Electrocatalysis for dioxygen reduction by a μ-oxo decavanadium complex in alkaline medium and its application to a cathode catalyst in air batteries

The redox behavior of a decavanadium complex [(V=O)10(μ2-O)9(μ3-O)3(C5H7O2)6] (1) was studied using cyclic voltammetry under acidic and basic conditions. The reduction potential of V(V) was found at less positive potentials for higher pH electrolyte solutions. The oxygen reduction at complex 1 immobilized on a modified electrode was examined using cyclic voltammetry and rotating ring-disk electrode techniques in the 1 M KOH solutions.

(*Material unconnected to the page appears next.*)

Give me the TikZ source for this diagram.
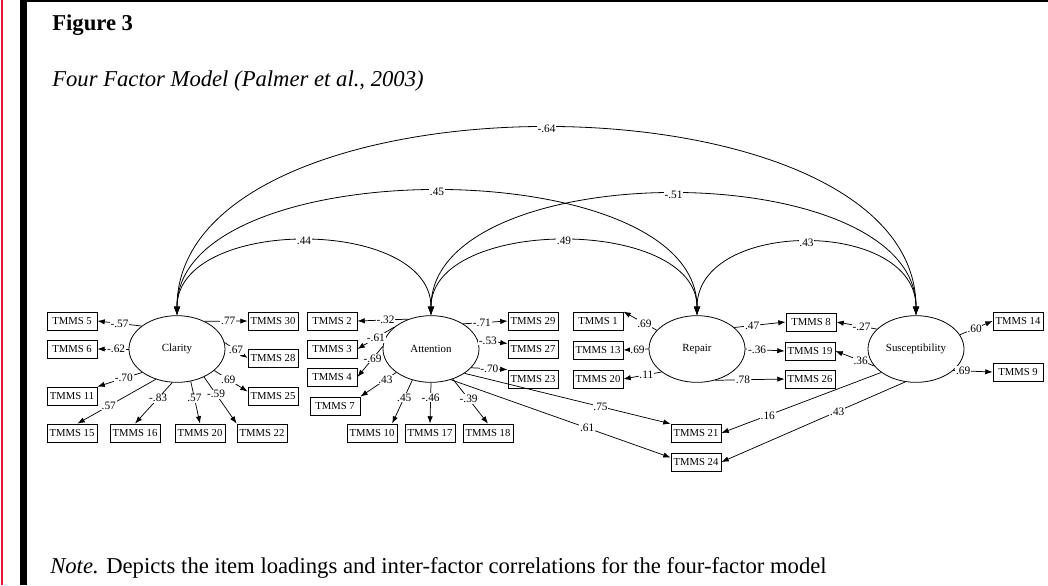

On the basis of measurements using a rotating disk electrode (RDE), the complex 1 was found to be highly active for the direct four-electron reduction of dioxygen at −0.2 V versus saturated calomel electrode (SCE). The complex 1 as a reduction catalyst of O2 with a high selectivity was demonstrated using rotating ring-disk voltammograms in alkaline solutions. The application of complex 1 as an oxygen reduction catalyst at the cathode of zinc–air cell was also examined. The zinc–air cell with the modified electrode showed a stable discharge potential at approximately 1 V with discharge capacity of 80 mAh g−1 which was about five times larger than that obtained with the commonly used manganese dioxide catalyst.